For the past few days, we’ve been experiencing thundering herd-esque downtime every time we deploy at the top of the hour. The top of the hour nuance is not actually that uncommon: we serve a lot of RSS traffic. (A fun fact is that 80% of our page views come from RSS readers and scrapers and the vast majority of them are fairly naive and run the equivalent of an hourly cron to ping every single RSS feed in which they are interested.)
After investigation, we were able to identify the reason why this started happening recently, even though the above traffic pattern and our general CI/CD posture has remained unchanged. Part of our firewall system involves checking incoming IP addresses against a deny list culled from a variety of trusted sources. In order to make the firewall as performant as possible, we aggressively cache that list so that we're not pulling it every time a subscription attempt is made. However, we recently changed the logic to expand the purview of the database that held those IP addresses to also store aggregate-level data about IPs for telemetry purposes.
At a high level, the logic looked something like this:
@cache def get_problematic_ip_addresses(): ip_address_models = IPAddress.objects.all() return { ip.ip_address for ip in ip_address_models if ip.do_not_honor }
And that logic remained the same!

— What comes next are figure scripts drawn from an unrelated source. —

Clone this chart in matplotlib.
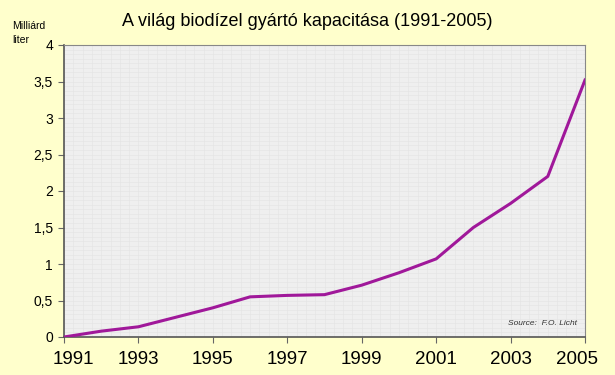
import numpy as np
import matplotlib.pyplot as plt
import matplotlib.transforms as mtransforms

years = [1991, 1992, 1993, 1994, 1995, 1996, 1997, 1998, 1999, 2000, 2001, 2002, 2003, 2004, 2005]
capacity = [0.0, 0.08, 0.14, 0.27, 0.40, 0.55, 0.57, 0.58, 0.71, 0.88, 1.07, 1.50, 1.83, 2.20, 3.52]
x_ticks = [1991, 1993, 1995, 1997, 1999, 2001, 2003, 2005]
y_ticks = [0, 0.5, 1, 1.5, 2, 2.5, 3, 3.5, 4]
y_labels = ["0", "0,5", "1", "1,5", "2", "2,5", "3", "3,5", "4"]

plt.rcParams['font.family'] = ['Liberation Sans', 'DejaVu Sans']

fig = plt.figure(figsize=(6.15, 3.75), dpi=100, facecolor="#FFFFCC")
ax = fig.add_axes([64 / 615, 1 - 337 / 375, (585 - 64) / 615, (337 - 45) / 375])
ax.set_facecolor("#EFEFEF")

# faint background grid like the original texture
for v in np.arange(1991, 2005.01, 0.25):
    ax.axvline(v, color="#E4E4E4", lw=0.4, zorder=0)
for v in np.arange(0, 4.01, 0.0625):
    ax.axhline(v, color="#E4E4E4", lw=0.4, zorder=0)

ax.plot(years, capacity, color="#A0189A", lw=2.2, zorder=3)

ax.set_xlim(1991, 2005)
ax.set_ylim(0, 4)
ax.set_xticks(x_ticks)
ax.set_yticks(y_ticks)
ax.set_yticklabels(y_labels)
ax.tick_params(axis="x", labelsize=13.5, length=4, color="#666666", pad=6)
ax.tick_params(axis="y", labelsize=10, length=4, color="#666666", pad=4)

# edge labels nudged inward as in the original
lbls = ax.get_xticklabels()
lbls[0].set_transform(lbls[0].get_transform() + mtransforms.ScaledTranslation(9 / 100, 0, fig.dpi_scale_trans))
lbls[-1].set_transform(lbls[-1].get_transform() + mtransforms.ScaledTranslation(-8 / 100, 0, fig.dpi_scale_trans))

for s in ["left", "bottom"]:
    ax.spines[s].set_color("#555555")
    ax.spines[s].set_linewidth(1.2)
for s in ["top", "right"]:
    ax.spines[s].set_color("#888888")
    ax.spines[s].set_linewidth(0.8)

fig.text(0.5, 1 - 21 / 375, "A világ biodízel gyártó kapacitása (1991-2005)",
         ha="center", va="center", fontsize=13)
fig.text(12 / 615, 1 - 33 / 375, "Milliárd\nliter", ha="left", va="center",
         fontsize=7.5, linespacing=1.4)
ax.text(0.985, 0.035, "Source:  F.O. Licht", transform=ax.transAxes,
        ha="right", va="bottom", fontsize=6, style="italic", color="#333333")

fig.savefig("out.png", dpi=100, facecolor=fig.get_facecolor())
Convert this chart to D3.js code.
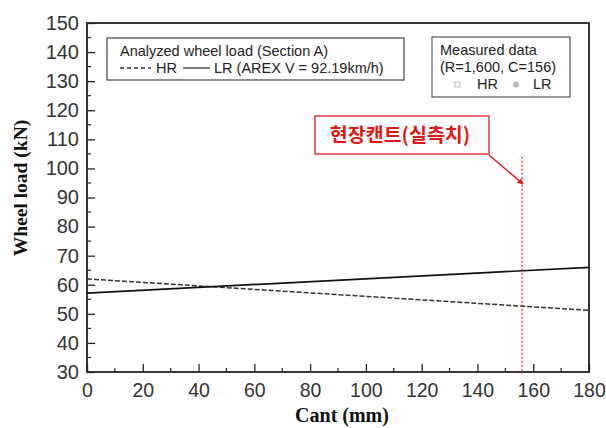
<!DOCTYPE html>
<html>
<head>
<meta charset="utf-8">
<script src="https://cdn.jsdelivr.net/npm/d3@7"></script>
<style>
  body { margin: 0; background: #fff; }
  svg { display: block; }
</style>
</head>
<body>
<div id="chart"></div>
<script>
(function () {
  // 数据
  const cantDomain = [0, 180];
  const loadDomain = [30, 150];
  const xTicks = [0, 20, 40, 60, 80, 100, 120, 140, 160, 180];
  const yTicks = [30, 40, 50, 60, 70, 80, 90, 100, 110, 120, 130, 140, 150];
  const hrCant = [0, 180];
  const hrLoad = [62, 51.2];
  const lrCant = [0, 180];
  const lrLoad = [57.1, 66];
  const fieldCant = 156;

  const width = 606;
  const height = 428;
  const margin = { left: 87, right: 17, top: 23, bottom: 56 };

  const svg = d3.select("#chart")
    .append("svg")
    .attr("width", width)
    .attr("height", height);

  const x = d3.scaleLinear().domain(cantDomain).range([margin.left, width - margin.right]);
  const y = d3.scaleLinear().domain(loadDomain).range([height - margin.bottom, margin.top]);

  const sans = "Liberation Sans, Arial, sans-serif";
  const serif = "Liberation Serif, Times New Roman, serif";

  // 次刻度
  const xMinor = d3.range(10, 180, 20);
  const yMinor = d3.range(35, 150, 10);

  const xAxis = svg.append("g")
    .attr("transform", `translate(0,${y(30)})`)
    .call(d3.axisBottom(x).tickValues(xTicks).tickSizeInner(-8).tickSizeOuter(0).tickPadding(11));
  xAxis.select(".domain").remove();
  xAxis.selectAll("text").style("font-size", "19.5px").style("font-family", sans).style("fill", "#333");
  xAxis.selectAll("line").attr("stroke", "#222").attr("stroke-width", 1.3);

  const yAxis = svg.append("g")
    .attr("transform", `translate(${x(0)},0)`)
    .call(d3.axisLeft(y).tickValues(yTicks).tickSizeInner(-8).tickSizeOuter(0).tickPadding(8));
  yAxis.select(".domain").remove();
  yAxis.selectAll("text").style("font-size", "20px").style("font-family", sans).style("fill", "#333");
  yAxis.selectAll("line").attr("stroke", "#222").attr("stroke-width", 1.3);

  svg.append("g").selectAll("line")
    .data(xMinor).enter().append("line")
    .attr("x1", d => x(d)).attr("x2", d => x(d))
    .attr("y1", y(30)).attr("y2", y(30) - 4)
    .attr("stroke", "#222").attr("stroke-width", 1.2);

  svg.append("g").selectAll("line")
    .data(yMinor).enter().append("line")
    .attr("x1", x(0)).attr("x2", x(0) + 4)
    .attr("y1", d => y(d)).attr("y2", d => y(d))
    .attr("stroke", "#222").attr("stroke-width", 1.2);

  // 边框
  svg.append("rect")
    .attr("x", x(0)).attr("y", y(150))
    .attr("width", x(180) - x(0)).attr("height", y(30) - y(150))
    .attr("fill", "none").attr("stroke", "#222").attr("stroke-width", 1.8);

  const line = d3.line().x(d => x(d[0])).y(d => y(d[1]));

  svg.append("path")
    .datum(d3.zip(hrCant, hrLoad))
    .attr("d", line)
    .attr("fill", "none").attr("stroke", "#333").attr("stroke-width", 1.5)
    .attr("stroke-dasharray", "5,2");

  svg.append("path")
    .datum(d3.zip(lrCant, lrLoad))
    .attr("d", line)
    .attr("fill", "none").attr("stroke", "#111").attr("stroke-width", 1.7);

  // 现场超高线
  svg.append("line")
    .attr("x1", x(fieldCant)).attr("x2", x(fieldCant))
    .attr("y1", y(104)).attr("y2", y(30))
    .attr("stroke", "#e02020").attr("stroke-width", 1.2)
    .attr("stroke-dasharray", "2,2");

  const fs = "14.5px";

  // 图例 1
  svg.append("rect")
    .attr("x", 107).attr("y", 38).attr("width", 297).attr("height", 42)
    .attr("fill", "#fff").attr("stroke", "#444").attr("stroke-width", 1.2);
  svg.append("text")
    .attr("x", 120).attr("y", 56)
    .text("Analyzed wheel load (Section A)")
    .style("font-size", fs).style("font-family", sans).style("fill", "#222");
  svg.append("line")
    .attr("x1", 120).attr("x2", 151).attr("y1", 68).attr("y2", 68)
    .attr("stroke", "#333").attr("stroke-width", 1.3).attr("stroke-dasharray", "4,3");
  svg.append("text")
    .attr("x", 156).attr("y", 73).text("HR")
    .style("font-size", fs).style("font-family", sans).style("fill", "#222");
  svg.append("line")
    .attr("x1", 183).attr("x2", 210).attr("y1", 68).attr("y2", 68)
    .attr("stroke", "#333").attr("stroke-width", 1.3);
  svg.append("text")
    .attr("x", 214).attr("y", 73).text("LR (AREX V = 92.19km/h)")
    .style("font-size", fs).style("font-family", sans).style("fill", "#222");

  // 图例 2
  svg.append("rect")
    .attr("x", 432).attr("y", 37).attr("width", 138).attr("height", 60)
    .attr("fill", "#fff").attr("stroke", "#555").attr("stroke-width", 1.2);
  svg.append("text")
    .attr("x", 440).attr("y", 55).text("Measured data")
    .style("font-size", fs).style("font-family", sans).style("fill", "#222");
  svg.append("text")
    .attr("x", 440).attr("y", 72).text("(R=1,600, C=156)")
    .style("font-size", fs).style("font-family", sans).style("fill", "#222");
  svg.append("rect")
    .attr("x", 455).attr("y", 82).attr("width", 5).attr("height", 5)
    .attr("fill", "#fff").attr("stroke", "#bbb").attr("stroke-width", 1);
  svg.append("text")
    .attr("x", 477).attr("y", 89).text("HR")
    .style("font-size", fs).style("font-family", sans).style("fill", "#222");
  svg.append("circle")
    .attr("cx", 516).attr("cy", 84.5).attr("r", 3)
    .attr("fill", "#bbb");
  svg.append("text")
    .attr("x", 533).attr("y", 89).text("LR")
    .style("font-size", fs).style("font-family", sans).style("fill", "#222");

  // 注释框
  svg.append("rect")
    .attr("x", 315).attr("y", 116).attr("width", 174).attr("height", 38)
    .attr("fill", "#fff").attr("stroke", "#d42020").attr("stroke-width", 1.3);
  svg.append("text")
    .attr("x", 400).attr("y", 142)
    .attr("text-anchor", "middle")
    .text("현장캔트(실측치)")
    .style("font-size", "19.5px").style("font-weight", "bold")
    .style("font-family", "Noto Sans CJK KR, sans-serif").style("fill", "#e01818");

  svg.append("defs").append("marker")
    .attr("id", "arrow")
    .attr("viewBox", "0 0 10 10")
    .attr("refX", 9).attr("refY", 5)
    .attr("markerWidth", 4).attr("markerHeight", 4)
    .attr("orient", "auto")
    .append("path").attr("d", "M0,0L10,5L0,10z").attr("fill", "#e01818");

  svg.append("line")
    .attr("x1", 489).attr("y1", 155)
    .attr("x2", x(fieldCant) + 1).attr("y2", 184)
    .attr("stroke", "#e01818").attr("stroke-width", 1.5)
    .attr("marker-end", "url(#arrow)");

  // 轴标题
  svg.append("text")
    .attr("transform", "translate(27,188) rotate(-90)")
    .attr("text-anchor", "middle")
    .text("Wheel load (kN)")
    .style("font-size", "19.5px").style("font-weight", "bold")
    .style("font-family", serif).style("fill", "#111");

  svg.append("text")
    .attr("x", 342).attr("y", 422)
    .attr("text-anchor", "middle")
    .text("Cant (mm)")
    .style("font-size", "20px").style("font-weight", "bold")
    .style("font-family", serif).style("fill", "#111");
})();
</script>
</body>
</html>
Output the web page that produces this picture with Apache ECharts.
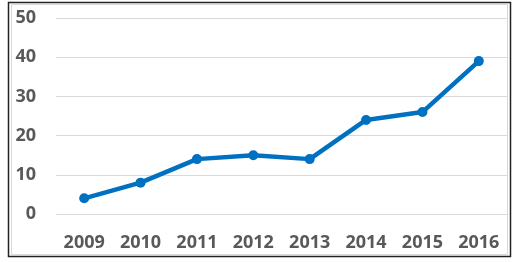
<!DOCTYPE html>
<html>
<head>
<meta charset="utf-8">
<script src="https://cdn.jsdelivr.net/npm/echarts@6/dist/echarts.min.js"></script>
<style>
  html, body { margin: 0; padding: 0; background: #fff; }
  #chart { width: 514px; height: 262px; }
</style>
</head>
<body>
<div id="chart"></div>
<script>
const years = ['2009', '2010', '2011', '2012', '2013', '2014', '2015', '2016']
const values = [4, 8, 14, 15, 14, 24, 26, 39]

const chart = echarts.init(document.getElementById('chart'))

const labelColor = '#595959'

chart.setOption({
  animation: false,
  backgroundColor: '#fff',
  graphic: [
    // outer frame
    {
      type: 'rect',
      shape: { x: 8.5, y: 2.5, width: 502, height: 254 },
      style: { fill: 'none', stroke: '#222', lineWidth: 1.5 }
    },
    // inner chart area border
    {
      type: 'rect',
      shape: { x: 11.5, y: 4.5, width: 496, height: 250 },
      style: { fill: 'none', stroke: '#d9d9d9', lineWidth: 1 }
    }
  ],
  grid: {
    left: 56,
    right: 7,
    top: 18,
    bottom: 48,
    containLabel: false
  },
  xAxis: {
    type: 'category',
    data: years,
    boundaryGap: true,
    axisLine: { show: false },
    axisTick: { show: false },
    axisLabel: {
      color: labelColor,
      fontFamily: 'Open Sans',
      fontWeight: 'bold',
      fontSize: 18,
      margin: 20
    }
  },
  yAxis: {
    type: 'value',
    min: 0,
    max: 50,
    interval: 10,
    axisLine: { show: false },
    axisTick: { show: false },
    axisLabel: {
      color: labelColor,
      fontFamily: 'Open Sans',
      fontWeight: 'bold',
      fontSize: 18,
      margin: 20
    },
    splitLine: {
      lineStyle: { color: '#d9d9d9', width: 1 }
    }
  },
  series: [
    {
      type: 'line',
      data: values,
      symbol: 'circle',
      symbolSize: 10,
      lineStyle: { color: '#0070c0', width: 4.5 },
      itemStyle: { color: '#0070c0' }
    }
  ]
})
</script>
</body>
</html>
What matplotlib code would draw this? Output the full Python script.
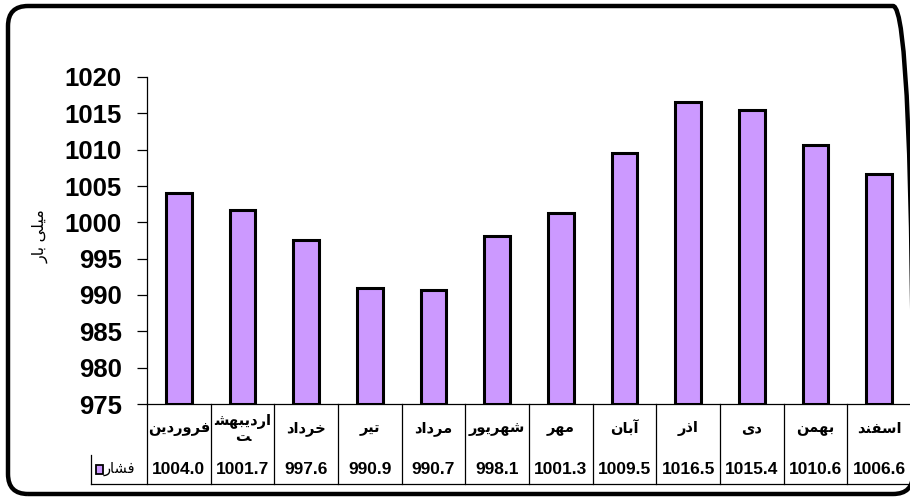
import matplotlib
matplotlib.use("Agg")
import matplotlib.pyplot as plt
from matplotlib.patches import FancyBboxPatch, Rectangle
from matplotlib.transforms import blended_transform_factory

# ---------------- data ----------------
months = ["فروردین", "اردیبهشت", "خرداد", "تیر", "مرداد", "شهریور",
          "مهر", "آبان", "اذر", "دی", "بهمن", "اسفند"]
pressure = [1004.0, 1001.7, 997.6, 990.9, 990.7, 998.1,
            1001.3, 1009.5, 1016.5, 1015.4, 1010.6, 1006.6]
series_name = "فشار"
y_label = "میلی بار"
y_ticks = [975, 980, 985, 990, 995, 1000, 1005, 1010, 1015, 1020]

# ---------- simple Arabic/Persian shaping (presentation forms) ----------
FORMS = {
    'ا': ('\uFE8D', '\uFE8E', None, None),
    'آ': ('\uFE81', '\uFE82', None, None),
    'ب': ('\uFE8F', '\uFE90', '\uFE91', '\uFE92'),
    'ت': ('\uFE95', '\uFE96', '\uFE97', '\uFE98'),
    'خ': ('\uFEA5', '\uFEA6', '\uFEA7', '\uFEA8'),
    'د': ('\uFEA9', '\uFEAA', None, None),
    'ذ': ('\uFEAB', '\uFEAC', None, None),
    'ر': ('\uFEAD', '\uFEAE', None, None),
    'ز': ('\uFEAF', '\uFEB0', None, None),
    'س': ('\uFEB1', '\uFEB2', '\uFEB3', '\uFEB4'),
    'ش': ('\uFEB5', '\uFEB6', '\uFEB7', '\uFEB8'),
    'ف': ('\uFED1', '\uFED2', '\uFED3', '\uFED4'),
    'ل': ('\uFEDD', '\uFEDE', '\uFEDF', '\uFEE0'),
    'م': ('\uFEE1', '\uFEE2', '\uFEE3', '\uFEE4'),
    'ن': ('\uFEE5', '\uFEE6', '\uFEE7', '\uFEE8'),
    'ه': ('\uFEE9', '\uFEEA', '\uFEEB', '\uFEEC'),
    'و': ('\uFEED', '\uFEEE', None, None),
    'ی': ('\uFEEF', '\uFEF0', '\uFEF3', '\uFEF4'),
}


def shape(text):
    out = []
    n = len(text)
    for i, c in enumerate(text):
        if c not in FORMS:
            out.append(c)
            continue
        f = FORMS[c]
        prev = text[i - 1] if i > 0 else None
        nxt = text[i + 1] if i < n - 1 else None
        jp = prev in FORMS and FORMS[prev][2] is not None
        jn = nxt in FORMS and f[2] is not None
        if jp and jn:
            g = f[3]
        elif jp:
            g = f[1]
        elif jn:
            g = f[2]
        else:
            g = f[0]
        out.append(g)
    return ''.join(out)[::-1]


def label_text(word):
    vis = shape(word)
    if len(word) > 7:
        return vis[1:] + "\n" + vis[0]
    return vis


FAM = ['Liberation Sans', 'DejaVu Sans']
plt.rcParams['font.family'] = FAM

W, H, DPI = 910, 499, 100
fig = plt.figure(figsize=(W / DPI, H / DPI), dpi=DPI)
fig.patch.set_facecolor('white')

left_px, right_px, top_px, bot_px = 147, 911, 77, 404
ax = fig.add_axes([left_px / W, 1 - bot_px / H,
                   (right_px - left_px) / W, (bot_px - top_px) / H])

x = list(range(len(months)))
ax.bar(x, [p - y_ticks[0] for p in pressure], bottom=y_ticks[0], width=0.4,
       color='#CC99FF', edgecolor='black', linewidth=2.2, zorder=3)

ax.set_xlim(-0.5, len(months) - 0.5)
ax.set_ylim(y_ticks[0], y_ticks[-1])
ax.set_yticks(y_ticks)
ax.set_yticklabels([str(t) for t in y_ticks], fontsize=18.5, fontweight='bold')
ax.tick_params(axis='y', length=7, width=0.9, pad=11, direction='out')
ax.set_xticks([])
for s in ['top', 'right']:
    ax.spines[s].set_visible(False)
ax.spines['left'].set_linewidth(0.9)
ax.spines['bottom'].set_linewidth(0.9)

# y label
ax.text(-0.139, 0.514, shape(y_label), transform=ax.transAxes, rotation=90,
        ha='center', va='center', fontsize=11.5, family=FAM)

# ---------------- data table ----------------
tr = blended_transform_factory(ax.transData, ax.transAxes)
ax_h = bot_px - top_px
col_w = (right_px - left_px) / len(months)


def ay(py):
    return -(py - bot_px) / ax_h


def dx(px):
    return -0.5 + (px - left_px) / col_w


row1_bot = ay(455)
row2_bot = ay(484)
for k in range(len(months) + 1):
    ax.plot([k - 0.5, k - 0.5], [0, row2_bot], color='black', lw=0.9,
            transform=tr, clip_on=False)
ax.plot([dx(91), len(months) - 0.5], [row2_bot, row2_bot], color='black',
        lw=0.9, transform=tr, clip_on=False)
ax.plot([dx(91), dx(91)], [row1_bot, row2_bot], color='black', lw=0.9,
        transform=tr, clip_on=False)

for i, (m, p) in enumerate(zip(months, pressure)):
    ax.text(i, ay(429), label_text(m), transform=tr, ha='center', va='center',
            fontsize=10.5, fontweight='bold', family=FAM, linespacing=1.05)
    ax.text(i, ay(470), f"{p:.1f}", transform=tr, ha='center', va='center',
            fontsize=12.5, fontweight='bold', family=FAM)

# legend key in table
ax.add_patch(Rectangle((dx(96), ay(474)), 7 / col_w, 9 / ax_h, transform=tr,
                       facecolor='#CC99FF', edgecolor='black', lw=1.3,
                       clip_on=False))
ax.text(dx(104), ay(469), shape(series_name), transform=tr, ha='left',
        va='center', fontsize=10.5, family=FAM)

# rounded outer frame (right side runs off the image as in the reference)
frame = FancyBboxPatch((8 / DPI, (H - 494) / DPI), (913 - 8) / DPI,
                       (494 - 6) / DPI,
                       boxstyle="round,pad=0,rounding_size=0.2",
                       transform=fig.dpi_scale_trans, fill=False,
                       edgecolor='black', linewidth=3.2)
fig.add_artist(frame)

fig.savefig('out.png', dpi=DPI)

But that backing IPAddress model went from a few hundred records to a few hundred thousand, replete with a JSON payload for each IP.
And because we were caching this, it meant that even with rolling deploys, every single time a new server would come online, it would be aggressively unresponsive as it tried to pull and then collate every single IP address within the 30-second time span of a request.
We’ve fixed this trivially:
@cache def get_problematic_ip_addresses(): ip_address_models = IPAddress.objects.filter(do_not_honor=True) return { ip.ip_address for ip in ip_address_models }
Going forward, we’ll be paying much closer attention to the actual timeline of the deploy process. It was easy to chalk this up to luck of the draw to a certain extent, but such “luck” is scarce and still came at the cost of severely degraded performance. By logging and alerting on startup time and deviations thereof, we’ll be able to more actively identify aberrations of this nature in the future.

Updated
Jul 17 at 12:10pm EDT

We've identified the issue, and see service being restored. We're continuing to monitor as there may be intermittent errors.

Created
Jul 17 at 11:50am EDT

We're currently investigating reports that the web app is unavailable. This is impacting the Dashboard, login and hosted archives.